§ **WRITTEN REQUEST**:
Output the lines from the top of the entries below to the line with "const Y_MAX = 420;", both included, exactly and without pictures.

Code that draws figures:
***

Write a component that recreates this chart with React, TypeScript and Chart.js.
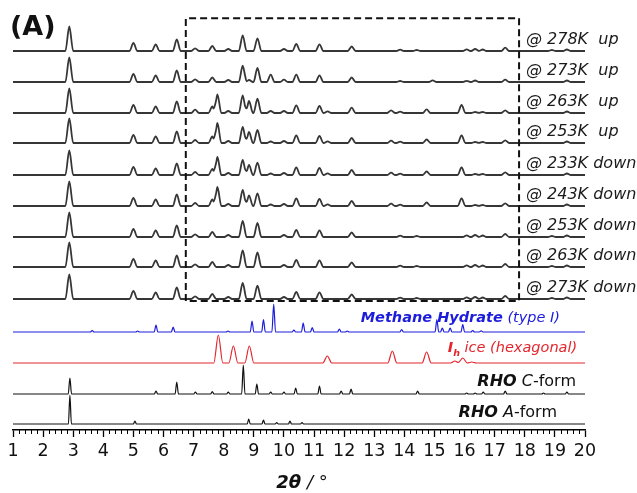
import React, { useEffect, useRef } from "react";
import { Chart, registerables } from "chart.js";
Chart.register(...registerables);

type Peak = [number, number];

// ---- axis ----
const X_MIN = 1;
const X_MAX = 20;
const X_MAJOR_STEP = 1;
const X_MINOR_STEP = 0.2;
const Y_MAX = 420;

// ---- series names (top to bottom) ----
const seriesNames = [
  "@ 278K  up",
  "@ 273K  up",
  "@ 263K  up",
  "@ 253K  up",
  "@ 233K down",
  "@ 243K down",
  "@ 253K down",
  "@ 263K down",
  "@ 273K down",
  "Methane Hydrate (type I)",
  "Ih ice (hexagonal)",
  "RHO C-form",
  "RHO A-form",
];

// vertical offsets of each pattern (stacking)
const seriesOffsets = [379, 348, 317, 287, 255, 224, 193, 163, 131, 98, 67, 36, 6];

// ---- peak tables [2θ, intensity] ----
const peaks278Kup: Peak[] = [[2.87, 24.5], [5.0, 8], [5.74, 6.5], [6.44, 11.5], [7.05, 2.7], [7.62, 5], [8.15, 2], [8.63, 15.5], [9.12, 12.7], [10.0, 2], [10.41, 7], [11.18, 6.7], [12.25, 4.5], [13.86, 1.3], [14.41, 1], [16.07, 1.7], [16.35, 2], [16.6, 1.5], [17.35, 3.3], [18.9, 1], [19.4, 1.5]];
const peaks273Kup: Peak[] = [[2.87, 24.5], [5.0, 8], [5.74, 6.5], [6.44, 11.5], [7.05, 2.7], [7.62, 4.5], [8.15, 2], [8.63, 16.3], [8.84, 2], [9.12, 14], [9.56, 7.3], [10.0, 2.3], [10.41, 7.3], [11.18, 6.7], [12.25, 4.5], [13.86, 1], [14.94, 1.7], [16.07, 1.2], [16.35, 1.5], [17.35, 2.3], [19.4, 1.5]];
const peaks263Kup: Peak[] = [[2.87, 24.5], [5.0, 8], [5.74, 6.5], [6.44, 11.5], [7.05, 3.3], [7.62, 6.5], [7.79, 18.7], [8.15, 2], [8.63, 17.7], [8.84, 12], [9.12, 14.3], [9.56, 2], [10.0, 2], [10.41, 7.7], [11.18, 7], [11.45, 1.7], [12.25, 5.3], [13.56, 2.7], [13.86, 1.3], [14.74, 3.7], [15.9, 8], [16.35, 1], [16.6, 1], [17.35, 2.7], [19.4, 1.5]];
const peaks253Kup: Peak[] = [[2.87, 24.5], [5.0, 8], [5.74, 6.5], [6.44, 11.5], [7.05, 3], [7.62, 6.5], [7.79, 20], [8.15, 2], [8.63, 16], [8.84, 11], [9.12, 13], [9.56, 1.5], [10.0, 2], [10.41, 7.5], [11.18, 7], [11.45, 1.7], [12.25, 5], [13.56, 2.3], [13.86, 1.3], [14.74, 3.5], [15.9, 7.5], [16.35, 1], [16.6, 1], [17.35, 2.7], [19.4, 1.5]];
const peaks233Kdown: Peak[] = [[2.87, 24.5], [5.0, 8], [5.74, 6.5], [6.44, 11.5], [7.05, 3], [7.62, 6], [7.79, 18], [8.15, 2], [8.63, 15], [8.84, 10], [9.12, 12.3], [9.56, 1.5], [10.0, 2], [10.41, 7.5], [11.18, 7], [11.45, 1.7], [12.25, 5], [13.56, 2.3], [13.86, 1.3], [14.74, 3.5], [15.9, 7.5], [16.35, 1], [16.6, 1], [17.35, 2.7], [19.4, 1.5]];
const peaks243Kdown: Peak[] = [[2.87, 24.5], [5.0, 8], [5.74, 6.5], [6.44, 11.5], [7.05, 3], [7.62, 6.5], [7.79, 19], [8.15, 2], [8.63, 16], [8.84, 10.7], [9.12, 12.7], [9.56, 1.5], [10.0, 2], [10.41, 7.5], [11.18, 7], [11.45, 1.7], [12.25, 5], [13.56, 2.3], [13.86, 1.3], [14.74, 3.5], [15.9, 7.5], [16.35, 1], [16.6, 1], [17.35, 2.7], [19.4, 1.5]];
const peaks253Kdown: Peak[] = [[2.87, 24.5], [5.0, 8], [5.74, 6.5], [6.44, 11.5], [7.05, 2.7], [7.62, 5], [8.15, 2], [8.63, 16], [9.12, 14], [10.0, 2], [10.41, 7], [11.18, 6.7], [12.25, 4.5], [13.86, 1.3], [14.41, 1], [16.07, 1.7], [16.35, 2], [16.6, 1.5], [17.35, 3], [18.9, 1], [19.4, 1.5]];
const peaks263Kdown: Peak[] = [[2.87, 24.5], [5.0, 8], [5.74, 6.5], [6.44, 11.5], [7.05, 2.7], [7.62, 5], [8.15, 2], [8.63, 16.5], [9.12, 14.5], [10.0, 2], [10.41, 7], [11.18, 6.7], [12.25, 4.5], [13.86, 1.3], [14.41, 1], [16.07, 1.7], [16.35, 2], [16.6, 1.5], [17.35, 3], [18.9, 1], [19.4, 1.5]];
const peaks273Kdown: Peak[] = [[2.87, 24.5], [5.0, 8], [5.74, 6.5], [6.44, 11.5], [7.05, 2.7], [7.62, 5], [8.15, 2], [8.63, 16], [9.12, 13.3], [10.0, 2], [10.41, 7], [11.18, 6.7], [12.25, 4.5], [13.86, 1.3], [14.41, 1], [16.07, 1.7], [16.35, 2], [16.6, 1.5], [17.35, 3], [18.9, 1], [19.4, 1.5]];
const peaksMethaneHydrate: Peak[] = [[3.63, 1.5], [5.14, 1], [5.75, 7], [6.32, 5], [8.14, 1], [8.94, 11], [9.32, 12.5], [9.66, 28], [10.33, 2], [10.64, 9], [10.94, 4.5], [11.84, 3], [12.1, 1], [13.91, 2.5], [15.08, 12.5], [15.26, 4], [15.52, 4], [15.94, 7.5], [16.27, 1.5], [16.55, 1.2]];
const peaksIceIh: Peak[] = [[7.82, 28], [8.32, 17], [8.85, 17], [11.44, 7], [13.6, 12], [14.74, 11], [15.68, 2], [15.94, 5], [16.24, 1]];
const peaksRhoC: Peak[] = [[2.89, 16], [5.75, 3], [6.44, 12], [7.06, 2], [7.62, 2.5], [8.15, 2], [8.65, 29], [9.1, 10], [9.56, 2], [10.0, 2], [10.39, 6], [11.18, 8], [11.9, 3], [12.23, 5], [14.44, 3], [16.07, 1], [16.35, 1], [16.62, 2], [17.35, 3], [18.62, 1], [19.4, 2]];
const peaksRhoA: Peak[] = [[2.89, 29], [5.05, 3], [8.83, 5], [9.32, 4], [9.76, 1.5], [10.2, 3], [10.6, 1.5]];

const seriesPeaks: Peak[][] = [
  peaks278Kup, peaks273Kup, peaks263Kup, peaks253Kup, peaks233Kdown, peaks243Kdown,
  peaks253Kdown, peaks263Kdown, peaks273Kdown, peaksMethaneHydrate, peaksIceIh, peaksRhoC, peaksRhoA,
];

// dashed box bounds [2θ start, 2θ end], [y bottom, y top]
const boxX = [6.74, 17.81];
const boxY = [129, 411.7];

// ---- styles ----
const EXP_COLOR = "#363636";
const BLUE = "#1c1cdc";
const RED = "#e3262d";
const BLACK = "#111111";
const seriesColors = [EXP_COLOR, EXP_COLOR, EXP_COLOR, EXP_COLOR, EXP_COLOR, EXP_COLOR, EXP_COLOR, EXP_COLOR, EXP_COLOR, BLUE, RED, BLACK, BLACK];
const seriesWidths = [1.8, 1.8, 1.8, 1.8, 1.8, 1.8, 1.8, 1.8, 1.8, 1.2, 1.2, 1.2, 1.2];
const seriesHalfWidths = [0.13, 0.13, 0.13, 0.13, 0.13, 0.13, 0.13, 0.13, 0.13, 0.06, 0.15, 0.055, 0.05];

const FAM = "'DejaVu Sans', sans-serif";
const f = (style: string, size: number) => `${style} ${size}px ${FAM}`;

type Part = { text: string; font: string; color: string; dy?: number };
type LabelSpec = { at: number; align: "left" | "right"; dy: number; parts: Part[] };

const labelSpecs: LabelSpec[] = [
  ...seriesNames.slice(0, 9).map((name) => ({
    at: 18.04, align: "left" as const, dy: 7,
    parts: [{ text: name, font: f("italic", 16), color: "#1a1a1a" }],
  })),
  {
    at: 19.17, align: "right", dy: 10,
    parts: [
      { text: "Methane Hydrate", font: f("italic bold", 14.5), color: BLUE },
      { text: " (type I)", font: f("italic", 14.5), color: BLUE },
    ],
  },
  {
    at: 19.74, align: "right", dy: 11,
    parts: [
      { text: "I", font: f("italic bold", 14.5), color: RED },
      { text: "h", font: f("italic bold", 9.5), color: RED, dy: 4 },
      { text: " ice (hexagonal)", font: f("italic", 14.5), color: RED },
    ],
  },
  {
    at: 19.7, align: "right", dy: 8,
    parts: [
      { text: "RHO", font: f("italic bold", 16), color: BLACK },
      { text: " C", font: f("italic", 16), color: BLACK },
      { text: "-form", font: f("normal", 16), color: BLACK },
    ],
  },
  {
    at: 19.07, align: "right", dy: 7.5,
    parts: [
      { text: "RHO", font: f("italic bold", 16), color: BLACK },
      { text: " A", font: f("italic", 16), color: BLACK },
      { text: "-form", font: f("normal", 16), color: BLACK },
    ],
  },
];

function profile(peaks: Peak[], offset: number, hw: number) {
  const xs = new Set<number>([X_MIN, X_MAX]);
  for (const [p] of peaks) {
    xs.add(+(p - hw).toFixed(4));
    xs.add(p);
    xs.add(+(p + hw).toFixed(4));
  }
  const sorted = [...xs].filter((x) => x >= X_MIN && x <= X_MAX).sort((a, b) => a - b);
  return sorted.map((x) => {
    let v = 0;
    for (const [p, h] of peaks) {
      const d = Math.abs(x - p);
      if (d < hw) v = Math.max(v, h * (1 - d / hw));
    }
    return { x, y: offset + v };
  });
}

function drawParts(ctx: CanvasRenderingContext2D, parts: Part[], x: number, y: number, align: "left" | "right") {
  const widths = parts.map((p) => {
    ctx.font = p.font;
    return ctx.measureText(p.text).width;
  });
  const total = widths.reduce((a, b) => a + b, 0);
  let cx = align === "left" ? x : x - total;
  ctx.textAlign = "left";
  ctx.textBaseline = "alphabetic";
  parts.forEach((p, i) => {
    ctx.font = p.font;
    ctx.fillStyle = p.color;
    ctx.fillText(p.text, cx, y + (p.dy || 0));
    cx += widths[i];
  });
}

const overlayPlugin = {
  id: "overlay",
  afterDraw(chart: any) {
    const { ctx, chartArea } = chart;
    const xs = chart.scales.x;
    const ys = chart.scales.y;
    ctx.save();
    // minor ticks
    ctx.strokeStyle = "#000";
    ctx.lineWidth = 1;
    ctx.beginPath();
    const n = Math.round((X_MAX - X_MIN) / X_MINOR_STEP);
    for (let i = 0; i <= n; i++) {
      if (i % Math.round(X_MAJOR_STEP / X_MINOR_STEP) === 0) continue;
      const v = X_MIN + i * X_MINOR_STEP;
      const px = Math.round(xs.getPixelForValue(v)) + 0.5;
      ctx.moveTo(px, chartArea.bottom);
      ctx.lineTo(px, chartArea.bottom + 4);
    }
    ctx.stroke();
    // series labels
    labelSpecs.forEach((spec, i) => {
      const px = xs.getPixelForValue(spec.at);
      const py = ys.getPixelForValue(seriesOffsets[i]) - spec.dy;
      drawParts(ctx, spec.parts, px, py, spec.align);
    });
    // axis title
    const title: Part[] = [
      { text: "2θ", font: f("italic bold", 18), color: "#111" },
      { text: " / °", font: f("italic", 18), color: "#111" },
    ];
    ctx.font = title[0].font;
    const w0 = ctx.measureText(title[0].text).width;
    ctx.font = title[1].font;
    const w1 = ctx.measureText(title[1].text).width;
    const cx = (chartArea.left + chartArea.right) / 2;
    drawParts(ctx, title, cx - (w0 + w1) / 2 + 3, 488, "left");
    // panel letter
    drawParts(ctx, [{ text: "(A)", font: f("bold", 27), color: "#111" }], 10, 35, "left");
    ctx.restore();
  },
};

export default function App() {
  const ref = useRef<HTMLCanvasElement | null>(null);
  useEffect(() => {
    if (!ref.current) return;
    const datasets: any[] = [
      {
        label: "box",
        data: [
          { x: boxX[0], y: boxY[0] },
          { x: boxX[0], y: boxY[1] },
          { x: boxX[1], y: boxY[1] },
          { x: boxX[1], y: boxY[0] },
          { x: boxX[0], y: boxY[0] },
        ],
        borderColor: "#111",
        borderWidth: 2,
        borderDash: [7, 4],
        pointRadius: 0,
        tension: 0,
        fill: false,
      },
      ...seriesNames.map((name, i) => ({
        label: name,
        data: profile(seriesPeaks[i], seriesOffsets[i], seriesHalfWidths[i]),
        borderColor: seriesColors[i],
        borderWidth: seriesWidths[i],
        pointRadius: 0,
        cubicInterpolationMode: "monotone",
        fill: false,
      })),
    ];
    const chart = new Chart(ref.current, {
      type: "line",
      data: { datasets },
      options: {
        responsive: false,
        animation: false,
        layout: { padding: { left: 13, right: 52, top: 10, bottom: 0 } },
        plugins: { legend: { display: false }, tooltip: { enabled: false } },
        scales: {
          x: {
            type: "linear",
            min: X_MIN,
            max: X_MAX,
            ticks: {
              stepSize: X_MAJOR_STEP,
              padding: 4,
              color: "#111",
              font: { size: 17.5, family: FAM },
              maxRotation: 0,
              autoSkip: false,
            },
            grid: { drawOnChartArea: false, drawTicks: true, tickLength: 7, color: "#000", tickWidth: 1.3 },
            border: { display: true, color: "#000", width: 1.5 },
            afterFit: (s: any) => {
              s.height = 63;
            },
          },
          y: { display: false, min: 0, max: Y_MAX },
        },
      },
      plugins: [overlayPlugin],
    } as any);
    return () => chart.destroy();
  }, []);
  return (
    <div style={{ position: "fixed", left: 0, top: 0, width: 637, height: 493, background: "#fff" }}>
      <canvas ref={ref} width={637} height={493} style={{ display: "block" }} />
    </div>
  );
}
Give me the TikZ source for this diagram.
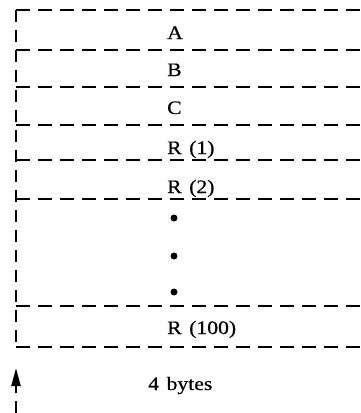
\documentclass[tikz,border=0pt]{standalone}
\usepackage{fontspec}
\setmainfont{Liberation Serif}[FakeStretch=1.14, WordSpace=1.4, FakeBold=0.6]
\usetikzlibrary{arrows.meta}
\begin{document}
\begin{tikzpicture}[x=1pt,y=-1pt,
  rowline/.style={line width=2.2pt, dash pattern=on 14pt off 8pt},
  sideline/.style={line width=2.2pt, dash pattern=on 12pt off 8pt},
  lab/.style={anchor=base west, inner sep=0pt, font=\fontsize{19}{19}\selectfont},
  dotnode/.style={circle, fill=black, inner sep=0pt, minimum size=7pt},
]
\useasboundingbox (0,0) rectangle (361,413);
% corners of the column
\coordinate (tl) at (16,10);
\coordinate (tr) at (361,10);
\coordinate (bl) at (16,347);
\coordinate (br) at (361,347);
% row separators
\foreach \n/\y in {1/50,2/87,3/125,4/160,5/199,6/306}{
  \coordinate (l\n) at (16,\y);
  \coordinate (r\n) at (361,\y);
  \draw[rowline] (l\n) -- (r\n);
}
\draw[rowline] (tl) -- (tr);
\draw[rowline] (bl) -- (br);
\draw[sideline] (tl) -- (bl);
% labels
\node[lab] (A) at (167,39) {A};
\node[lab] (B) at (167,76) {B};
\node[lab] (C) at (167,114) {C};
\node[lab] (R1) at (167,154) {R (1)};
\node[lab] (R2) at (167,193) {R (2)};
\node[dotnode] (d1) at (174,218) {};
\node[dotnode] (d2) at (174,256) {};
\node[dotnode] (d3) at (174,292) {};
\node[lab] (R100) at (167,334) {R (100)};
\node[lab] (bytes) at (148,390) {4 bytes};
% arrow
\coordinate (abot) at (16,413);
\coordinate (atop) at (16,368);
\draw[sideline, -{Triangle[length=18pt,width=9pt]}] (abot) -- (atop);
\end{tikzpicture}
\end{document}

***

§ **WRITTEN REPLY**:
Write a component that recreates this chart with React, TypeScript and Chart.js.
import React, { useEffect, useRef } from "react";
import { Chart, registerables } from "chart.js";
Chart.register(...registerables);

type Peak = [number, number];

// ---- axis ----
const X_MIN = 1;
const X_MAX = 20;
const X_MAJOR_STEP = 1;
const X_MINOR_STEP = 0.2;
const Y_MAX = 420;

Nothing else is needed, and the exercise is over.